Installed my Euro fogs (on the Golf) this weekend, and now I need to adjust them:
What is the proper way to adjust fog lights using the "against the wall" method ??


----------



## Luckyzeee (Feb 9, 2002)

*Re: Fog light adjustment ? (Manu)*

Just aim them below your low beam headlights.


----------



## mhackett (Apr 16, 2003)

*Re: Fog light adjustment ? (Manu)*

http://lighting.mbz.org/tech/aim/aim.html (at the bottom)
Basically, 2 inches down at 25 feet for under-bumper types and 4 inches down for above-bumper types.
Mike


----------



## MANU01 (Aug 7, 1999)

*Re: Fog light adjustment ? (mhackett)*









Are these considered above or below ??


----------



## mhackett (Apr 16, 2003)

*Re: Fog light adjustment ? (Manu)*

Hah, good one. I dare say, neither.

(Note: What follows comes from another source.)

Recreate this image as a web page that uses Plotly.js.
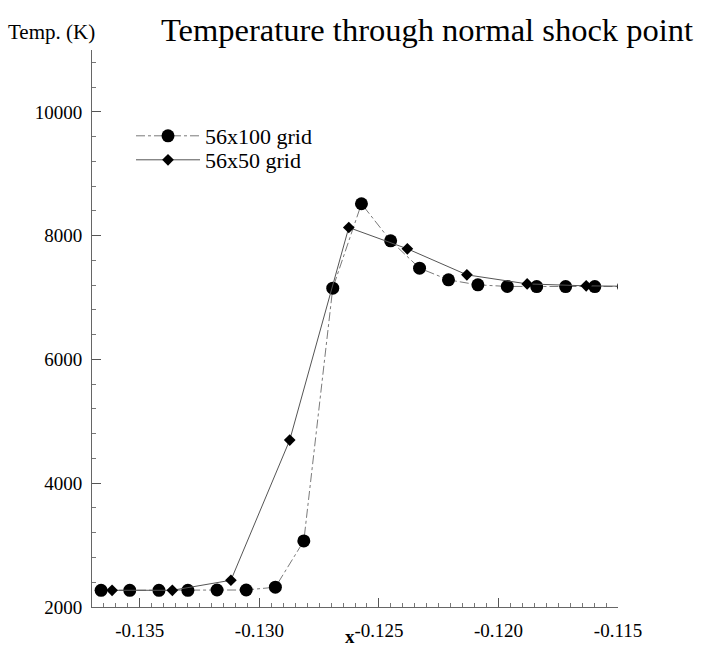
<!DOCTYPE html>
<html>
<head>
<meta charset="utf-8">
<script src="https://cdn.plot.ly/plotly-3.0.1.min.js"></script>
<style>html,body{margin:0;padding:0;background:#fff}#chart{width:702px;height:647px}</style>
</head>
<body>
<div id="chart"></div>
<script>
// 56x100 grid (circles)
const xFine = [-0.13662, -0.13542, -0.13420, -0.13299, -0.13177, -0.13055, -0.12933, -0.12814,
               -0.12693, -0.12573, -0.12451, -0.12330, -0.12209, -0.12086, -0.11963, -0.11840,
               -0.11719, -0.11597, -0.11477];
const tFine = [2270, 2270, 2270, 2270, 2275, 2275, 2320, 3068,
               7152, 8516, 7917, 7475, 7286, 7205, 7180, 7178,
               7178, 7178, 7178];
// 56x50 grid (diamonds)
const xCoarse = [-0.13616, -0.13364, -0.13119, -0.12873, -0.12626, -0.12381, -0.12132, -0.11880, -0.11633, -0.11385];
const tCoarse = [2270, 2270, 2432, 4697, 8132, 7788, 7367, 7221, 7189, 7180];

const seriesNames = ['56x100 grid', '56x50 grid'];
const xTickVals = [-0.135, -0.130, -0.125, -0.120, -0.115];
const xTickText = ['-0.135', '-0.130', '-0.125', '-0.120', '-0.115'];
const yTickVals = [2000, 4000, 6000, 8000, 10000];
const yTickText = ['2000', '4000', '6000', '8000', '10000'];

const serif = 'Liberation Serif';

const traces = [
  {
    x: xFine, y: tFine, name: seriesNames[0], mode: 'lines+markers', type: 'scatter',
    line: {color: '#7a7a7a', width: 1, dash: 'dashdot'},
    marker: {symbol: 'circle', size: 13, color: '#000'},
    legend: 'legend'
  },
  {
    x: xCoarse, y: tCoarse, name: seriesNames[1], mode: 'lines+markers', type: 'scatter',
    line: {color: '#555', width: 1},
    marker: {symbol: 'diamond', size: 9, color: '#000'},
    legend: 'legend2'
  }
];

const legendFont = {family: serif, size: 22, color: '#000'};
const layout = {
  width: 702, height: 647,
  margin: {l: 92, r: 84, t: 50, b: 40, pad: 0},
  paper_bgcolor: '#fff', plot_bgcolor: '#fff',
  font: {family: serif, color: '#000', size: 19},
  showlegend: true,
  legend: {
    x: (131 - 92) / 526, y: (607 - 115) / 557, xanchor: 'left', yanchor: 'top',
    bgcolor: 'rgba(0,0,0,0)', borderwidth: 0, font: legendFont, itemwidth: 64
  },
  legend2: {
    x: (131 - 92) / 526, y: (607 - 139) / 557, xanchor: 'left', yanchor: 'top',
    bgcolor: 'rgba(0,0,0,0)', borderwidth: 0, font: legendFont, itemwidth: 64
  },
  xaxis: {
    range: [-0.137, -0.115],
    tickvals: xTickVals, ticktext: xTickText,
    ticks: 'inside', ticklen: 9, tickwidth: 1, tickcolor: '#555',
    minor: {dtick: 0.0005, tick0: -0.135, ticks: 'inside', ticklen: 4, tickcolor: '#777', tickwidth: 1},
    showgrid: false, zeroline: false,
    showline: true, linecolor: '#666', linewidth: 1,
    tickfont: {family: serif, size: 19, color: '#000'},
    ticklabelstandoff: 6
  },
  yaxis: {
    range: [2000, 11000],
    tickvals: yTickVals, ticktext: yTickText,
    ticks: 'inside', ticklen: 9, tickwidth: 1, tickcolor: '#555',
    minor: {dtick: 400, tick0: 2000, ticks: 'inside', ticklen: 4, tickcolor: '#777', tickwidth: 1},
    showgrid: false, zeroline: false,
    showline: true, linecolor: '#666', linewidth: 1,
    tickfont: {family: serif, size: 19, color: '#000'},
    ticklabelstandoff: 5
  },
  annotations: [
    {text: 'Temperature through normal shock point', xref: 'paper', yref: 'paper',
     x: (159 - 92) / 526, y: 1, xanchor: 'left', yanchor: 'bottom', yshift: 0,
     showarrow: false, font: {family: serif, size: 32.5, color: '#000'}},
    {text: 'Temp. (K)', xref: 'paper', yref: 'paper',
     x: (6 - 92) / 526, y: 1, xanchor: 'left', yanchor: 'bottom', yshift: 4,
     showarrow: false, font: {family: serif, size: 21, color: '#000'}},
    {text: '<b>x</b>', xref: 'paper', yref: 'paper',
     x: (350 - 92) / 526, y: (607 - 647) / 557, xanchor: 'center', yanchor: 'bottom', yshift: -2,
     showarrow: false, font: {family: serif, size: 19, color: '#000'}}
  ]
};

Plotly.newPlot('chart', traces, layout, {displayModeBar: false, staticPlot: true});
</script>
</body>
</html>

I think you're looking at somewhere between 2 and 3 inches down for those babies, in the absence of any official information.
Mike


----------



## MANU01 (Aug 7, 1999)

Alright, will try.


----------



## lucaq (Dec 19, 2000)

*Re: Fog light adjustment ? (Manu)*

I had this question too...after throwing in my yellow mk2 big bumper fogs last night, i drove home and noticed that they were about a foot above the cut-off of my rallye light projectors at about 20 meters...they need to go down some!
THANX!


----------



## VR6-DasLightTheWay (Aug 27, 2002)

*Re: Fog light adjustment ? (Manu)*

The foglamp upper cutoff should parallel your lowbeams horizotal cutoff if you have e-codes or the middle of the beam if you have crappy DOTs.


----------